01-29-2014, 04:14 PM
I'm convinced that people will buy short stories, it's simply a matter of marketing them well, which is something I don't do so I fail to sell any at all. On a purely personal level I'd rather pay 1 for 30 -60 mins entertainment if it's genuinely thoguhtful and interesting than any money for most of the dross that's out there. Maybe it's not a great idea to not write novels but at the moment I'm a little happy writing shorter fiction myself!

Sheryl Nantus
01-29-2014, 05:12 PM
I've got a half-dozen short stories up on Amazon (reprints) and I price them at $0.99. I sell maybe one copy a month since none of them are "hot" genres but they're up there.

To me any length is good for a buck - other than flash fiction.

01-29-2014, 07:57 PM
I think it comes down to genre and market. For example, a 5,000 word story for children could easily fetch 2.99 while the same size for the adult market might be a tough sell.

01-30-2014, 12:46 AM
For my own work, I wouldn't sell anything below a novelette (7500 words) as a 99 cents single. If it's shorter, I'd put it together with something else to make a mini collection. That's personal preference though... I know others charge more for shorter.

01-30-2014, 01:22 AM
5' 1"

01-30-2014, 01:35 AM
5' 1"Yes. You must be at least this tall to ride this ride.

J. Tanner
01-30-2014, 02:45 AM
I bundled in my flash fiction (<1000) with my shortest short stories as bonus content where theme appropriate, so I guess my cutoff is around the flash fiction range. I have one more that's 1500 and with no thematically similar content right now to bundle with so I'm considering stand alone--all that's at risk is my time so there's little downside to trying it. Worst case I switch it over to free down the road. (The story was previously published, so I've already made reasonable money on it.)

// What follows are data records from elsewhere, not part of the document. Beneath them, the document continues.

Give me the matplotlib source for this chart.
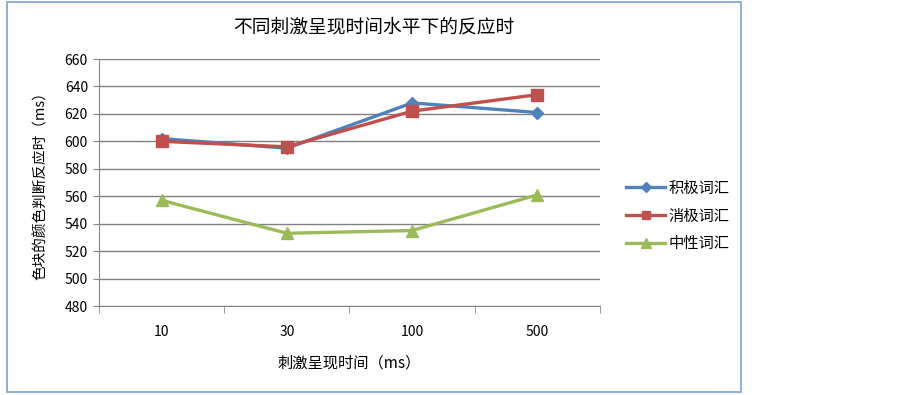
import matplotlib.pyplot as plt
from matplotlib.patches import Rectangle

plt.rcParams["font.family"] = ["Noto Sans CJK SC", "DejaVu Sans"]

categories = ["10", "30", "100", "500"]
positive = [602, 595, 628, 621]
negative = [600, 596, 622, 634]
neutral = [557, 533, 535, 561]
series_names = ["积极词汇", "消极词汇", "中性词汇"]
yticks = [480, 500, 520, 540, 560, 580, 600, 620, 640, 660]

fig = plt.figure(figsize=(9.03, 3.95), dpi=100)
W, H = 903, 395
# plot area in pixels: left 99, right 600, top 59, bottom 306
ax = fig.add_axes([99 / W, 1 - 306 / H, (600 - 99) / W, (306 - 59) / H])

# chart border
fig.patches.append(Rectangle((7 / W, 3 / H), (741 - 7) / W, (393 - 3) / H,
                             transform=fig.transFigure, fill=False,
                             edgecolor="#7a9fd4", linewidth=1.2))

x = range(len(categories))
ax.plot(x, positive, color="#4F81BD", lw=2.4, marker="D", ms=6, label=series_names[0])
ax.plot(x, negative, color="#C0504D", lw=2.4, marker="s", ms=8, label=series_names[1])
ax.plot(x, neutral, color="#9BBB59", lw=2.4, marker="^", ms=9, label=series_names[2])

ax.set_xlim(-0.5, len(categories) - 0.5)
ax.set_ylim(480, 660)
ax.set_yticks(yticks)
ax.set_xticks(list(x))
ax.set_xticklabels(categories)
ax.set_xticks([i - 0.5 for i in range(len(categories) + 1)], minor=True)
ax.tick_params(axis="x", which="major", length=0, pad=14, labelsize=10)
ax.tick_params(axis="x", which="minor", length=5, color="#868686", direction="out")
ax.tick_params(axis="y", length=4, color="#868686", labelsize=10, pad=4)
ax.grid(axis="y", color="#808080", lw=1)
ax.set_axisbelow(True)
for s in ["top", "right"]:
    ax.spines[s].set_visible(False)
for s in ["left", "bottom"]:
    ax.spines[s].set_color("#868686")

ax.set_xlabel("刺激呈现时间（ms）", fontsize=11, labelpad=11)
ax.set_ylabel("色块的颜色判断反应时（ms）", fontsize=10.5, labelpad=12)
fig.text(374 / W, 1 - 27 / H, "不同刺激呈现时间水平下的反应时", ha="center", va="center",
         fontsize=13.5)

ax.legend(loc="center left", bbox_to_anchor=(612 / W, 1 - 216 / H),
          bbox_transform=fig.transFigure, frameon=False, fontsize=11,
          handlelength=2.6, labelspacing=0.7, handletextpad=0.2, markerscale=0.8)

fig.savefig("out.png", dpi=100)
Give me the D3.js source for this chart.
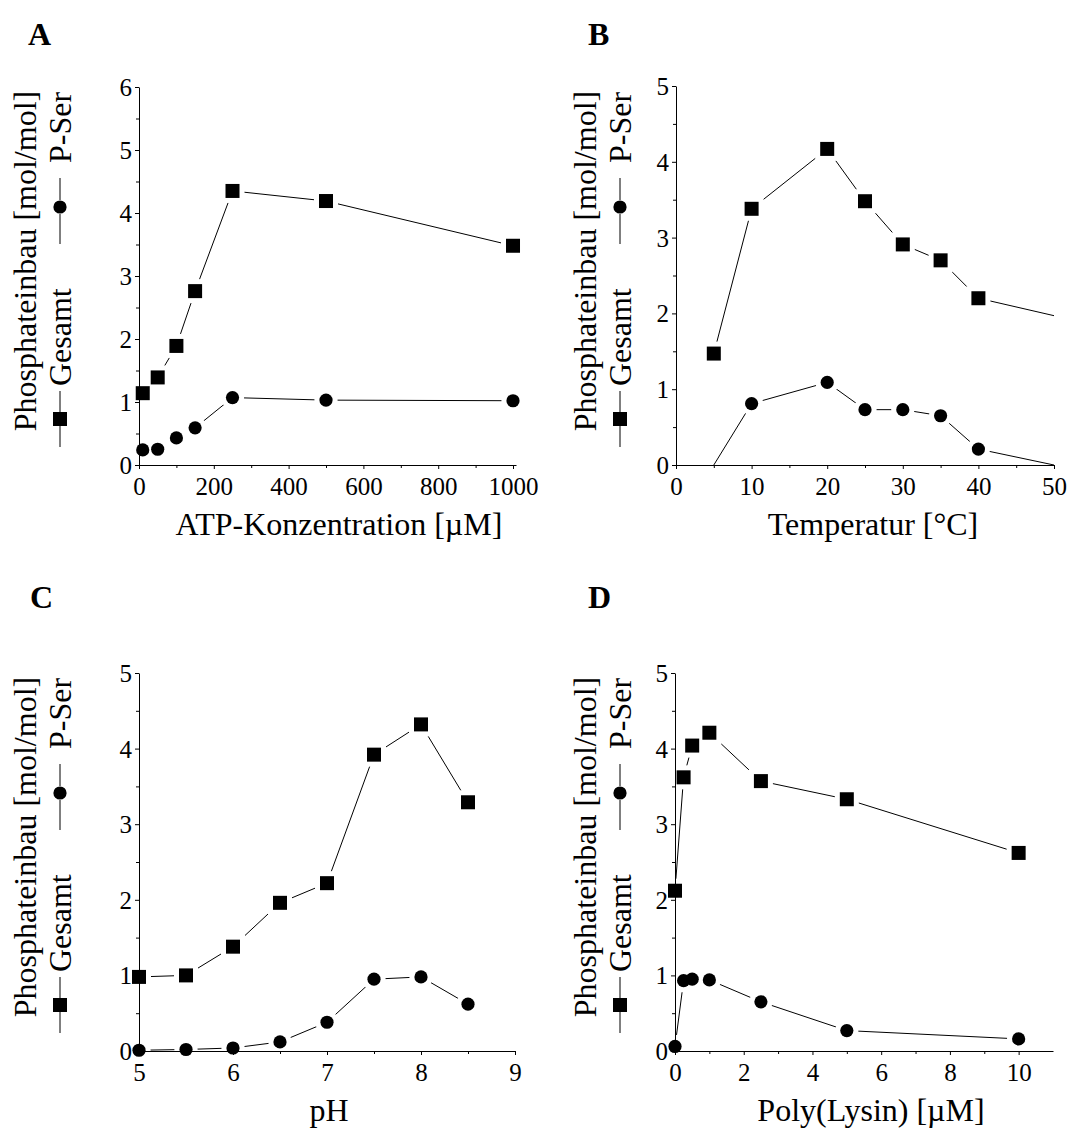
<!DOCTYPE html>
<html><head><meta charset="utf-8">
<script src="https://cdn.jsdelivr.net/npm/d3@7"></script>
<style>
body{margin:0;background:#fff}
svg text{font-family:"Liberation Serif","Times New Roman",serif !important;fill:#000}
</style>
</head><body>
<svg id="c" width="1069" height="1129" font-family="Liberation Serif"></svg>
<script>
// ---------- data ----------
const panelLetters = ["A", "B", "C", "D"];
const xTitles = ["ATP-Konzentration [µM]", "Temperatur [°C]", "pH", "Poly(Lysin) [µM]"];
const yTitle = "Phosphateinbau [mol/mol]";
const seriesNames = ["Gesamt", "P-Ser"];

const atpX       = [10, 50, 100, 150, 250, 500, 1000];
const atpGesamt  = [1.14, 1.39, 1.89, 2.76, 4.35, 4.19, 3.48];
const atpPSer    = [0.24, 0.25, 0.43, 0.59, 1.07, 1.03, 1.02];
const atpGShown  = [1, 1, 1, 1, 1, 1, 1];
const atpPShown  = [1, 1, 1, 1, 1, 1, 1];

const tempX      = [5, 10, 20, 25, 30, 35, 40, 50];
const tempGesamt = [1.47, 3.38, 4.17, 3.48, 2.91, 2.70, 2.20, 1.97];
const tempPSer   = [0.00, 0.81, 1.09, 0.73, 0.73, 0.65, 0.21, 0.00];
const tempGShown = [1, 1, 1, 1, 1, 1, 1, 0];
const tempPShown = [0, 1, 1, 1, 1, 1, 1, 0];

const phX        = [5, 5.5, 6, 6.5, 7, 7.5, 8, 8.5];
const phGesamt   = [0.98, 1.00, 1.38, 1.96, 2.22, 3.92, 4.32, 3.29];
const phPSer     = [0.01, 0.02, 0.04, 0.12, 0.38, 0.95, 0.98, 0.62];
const phGShown   = [1, 1, 1, 1, 1, 1, 1, 1];
const phPShown   = [1, 1, 1, 1, 1, 1, 1, 1];

const polyX      = [0, 0.25, 0.5, 1, 2.5, 5, 10];
const polyGesamt = [2.12, 3.62, 4.04, 4.21, 3.57, 3.33, 2.62];
const polyPSer   = [0.06, 0.93, 0.95, 0.94, 0.65, 0.27, 0.16];
const polyGShown = [1, 1, 1, 1, 1, 1, 1];
const polyPShown = [1, 1, 1, 1, 1, 1, 1];

// tick labels
const atpTicks   = [0, 200, 400, 600, 800, 1000];
const atpMinor   = [100, 300, 500, 700, 900];
const tempTicks  = [0, 10, 20, 30, 40, 50];
const tempMinor  = [5, 15, 25, 35, 45];
const phTicks    = [5, 6, 7, 8, 9];
const phMinor    = [5.5, 6.5, 7.5, 8.5];
const polyTicks  = [0, 2, 4, 6, 8, 10];
const polyMinor  = [1, 3, 5, 7, 9];
const yTicks6    = [0, 1, 2, 3, 4, 5, 6];
const yMinor6    = [0.5, 1.5, 2.5, 3.5, 4.5, 5.5];
const yTicks5    = [0, 1, 2, 3, 4, 5];
const yMinor5    = [0.5, 1.5, 2.5, 3.5, 4.5];

// ---------- layout ----------
const panels = [
  {xs: atpX, g: atpGesamt, p: atpPSer, gs: atpGShown, ps: atpPShown,
   xd: [0, 1008], xr: [139, 516], yd: [0, 6], yr: [465, 87],
   xt: atpTicks, xm: atpMinor, yt: yTicks6, ym: yMinor6,
   titleX: 339, letterX: 28, letterY: 45, yTitleX: 36, legendX: 60, yMid: 261, legStart: 447},
  {xs: tempX, g: tempGesamt, p: tempPSer, gs: tempGShown, ps: tempPShown,
   xd: [0, 50], xr: [676, 1054], yd: [0, 5], yr: [465, 86],
   xt: tempTicks, xm: tempMinor, yt: yTicks5, ym: yMinor5,
   titleX: 873, letterX: 588, letterY: 45, yTitleX: 596, legendX: 620, yMid: 261, legStart: 447},
  {xs: phX, g: phGesamt, p: phPSer, gs: phGShown, ps: phPShown,
   xd: [5, 9], xr: [139, 515], yd: [0, 5], yr: [1051, 673],
   xt: phTicks, xm: phMinor, yt: yTicks5, ym: yMinor5,
   titleX: 329, letterX: 30, letterY: 608, yTitleX: 36, legendX: 60, yMid: 847, legStart: 1033},
  {xs: polyX, g: polyGesamt, p: polyPSer, gs: polyGShown, ps: polyPShown,
   xd: [0, 11], xr: [675, 1053], yd: [0, 5], yr: [1051, 673],
   xt: polyTicks, xm: polyMinor, yt: yTicks5, ym: yMinor5,
   titleX: 871, letterX: 588, letterY: 608, yTitleX: 596, legendX: 620, yMid: 847, legStart: 1033}
];

const FONT = '"Liberation Serif", "Times New Roman", serif';
const SQ = 14, CR = 6.6, HALO = 5;
const svg = d3.select("#c");

function square(sel, cx, cy, s, fill) {
  sel.append("rect").attr("x", cx - s / 2).attr("y", cy - s / 2)
     .attr("width", s).attr("height", s).attr("fill", fill);
}
function circle(sel, cx, cy, r, fill) {
  sel.append("circle").attr("cx", cx).attr("cy", cy).attr("r", r).attr("fill", fill);
}

panels.forEach((P, i) => {
  const g = svg.append("g");
  const x = d3.scaleLinear().domain(P.xd).range(P.xr);
  const y = d3.scaleLinear().domain(P.yd).range(P.yr);
  const gData = P.xs.map((v, k) => [v, P.g[k], P.gs[k]]);
  const pData = P.xs.map((v, k) => [v, P.p[k], P.ps[k]]);
  const line = d3.line().x(d => x(d[0])).y(d => y(d[1]));

  // lines
  [gData, pData].forEach(dat => {
    g.append("path").attr("d", line(dat)).attr("fill", "none")
     .attr("stroke", "#000").attr("stroke-width", 1);
  });

  // halos
  const halo = g.append("g");
  gData.filter(d => d[2]).forEach(d => square(halo, x(d[0]), y(d[1]), SQ + 2 * HALO, "#fff"));
  pData.filter(d => d[2]).forEach(d => circle(halo, x(d[0]), y(d[1]), CR + HALO, "#fff"));

  // axes
  const y0 = P.yr[0], x0 = P.xr[0];
  const xa = g.append("g").attr("transform", `translate(0,${y0})`)
    .call(d3.axisBottom(x).tickValues(P.xt).tickSize(4).tickSizeOuter(0).tickFormat(d3.format("~g")));
  xa.selectAll("text").attr("y", 30).attr("dy", 0).style("font-size", "25px");
  g.append("g").attr("transform", `translate(0,${y0})`)
    .call(d3.axisBottom(x).tickValues(P.xm).tickSize(3).tickFormat(""))
    .select(".domain").remove();
  const ya = g.append("g").attr("transform", `translate(${x0},0)`)
    .call(d3.axisLeft(y).tickValues(P.yt).tickSize(4).tickPadding(3).tickSizeOuter(0).tickFormat(d3.format("d")));
  ya.selectAll("text").style("font-size", "25px").attr("dy", "0.34em");
  g.append("g").attr("transform", `translate(${x0},0)`)
    .call(d3.axisLeft(y).tickValues(P.ym).tickSize(3).tickFormat(""))
    .select(".domain").remove();
  g.selectAll(".domain, .tick line").attr("stroke", "#000");
  g.selectAll("g").attr("font-family", FONT);

  // markers
  gData.filter(d => d[2]).forEach(d => square(g, x(d[0]), y(d[1]), SQ, "#000"));
  pData.filter(d => d[2]).forEach(d => circle(g, x(d[0]), y(d[1]), CR, "#000"));

  // x title
  g.append("text").attr("x", P.titleX).attr("y", y0 + 70).attr("text-anchor", "middle")
   .style("font-size", "32px").text(xTitles[i]);

  // panel letter
  g.append("text").attr("x", P.letterX).attr("y", P.letterY)
   .style("font-size", "32px").style("font-weight", "bold").text(panelLetters[i]);

  // y title
  g.append("text").attr("transform", `translate(${P.yTitleX},${P.yMid}) rotate(-90)`)
   .attr("text-anchor", "middle").style("font-size", "32px").text(yTitle);

  // legend line (rotated)
  const L = g.append("g").attr("transform", `translate(${P.legendX},${P.legStart}) rotate(-90)`);
  const seg = (a, b) => L.append("line").attr("x1", a).attr("x2", b).attr("y1", 0).attr("y2", 0)
      .attr("stroke", "#000").attr("stroke-width", 1);
  seg(0, 21); square(L, 28, 0, SQ, "#000"); seg(35, 56);
  L.append("text").attr("x", 61).attr("y", 10.5).style("font-size", "32px").text(seriesNames[0]);
  seg(203, 233); circle(L, 240, 0, CR, "#000"); seg(247, 269);
  L.append("text").attr("x", 284).attr("y", 10.5).style("font-size", "32px").text(seriesNames[1]);

  svg.selectAll("text").style("font-family", FONT);
});
</script>
</body></html>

If one of my very favorite authors put out something ~1000 I'd have no problem with plunking down a buck, but such authors are few and far between. It's a hard sell without extenuating circumstances (author or series connection.)

K.B. Parker
01-30-2014, 02:59 AM
It really is based on your audience. The audience dictates how much they are going to pay for any given product. I don't tend to buy short stories, unless they are in a collection. Many people do though, and I've seen a lot of success from other authors with short stories, but mostly in the erotica genre.

I would price your work at .99 only if you think that you can get at least six times more readers at that price point, as opposed to the 2.99 model (because that's how many copies you would have to sell to make the same amount of money). That's the business side of things, though. I think if I wrote something shorter than 15K words, I would price it for .99. I just feel like I would be ripping off my readers any higher than that.

Ah, time for another round of death of the novel... didn't realize it had been 10 years already. It's amazing how time flies.

I think I'll pass, there's a reason I don't read short stories.

That wasn't even close to being stated.

01-30-2014, 05:28 AM
For what it's worth, Kristine Kathryn Rusch is doing a series on discoverability (http://kriswrites.com/2014/01/15/the-business-rusch-pricing-discoverability-part-7/) and made an off-hand comment about how $2.99 is where the e-market is stabilizing right now for short fiction (but then she thinks we should price our new releases around $8-12 and backlists at between $5-10, and I don't know many SP people who are making good money at that range.

I tend to price my shorts at $2.99 if they are only available as stand-alone works. I put out a collection of shorts, and the few stories in the collection that were also available as stand-alone works I dropped to .99-1.99.

01-31-2014, 11:44 PM
Thanks. That's great article.

02-02-2014, 03:06 AM
I think the issue with short stories is that you have to really make sure that people know they're buying something that short. It's more about managing expectations than price. Imho.

02-02-2014, 04:14 AM
Amazon has been known to email people who put up very short fiction - something about readers not getting a good experience if the story is too short. I think it's stories under 3000 words that are getting these emails.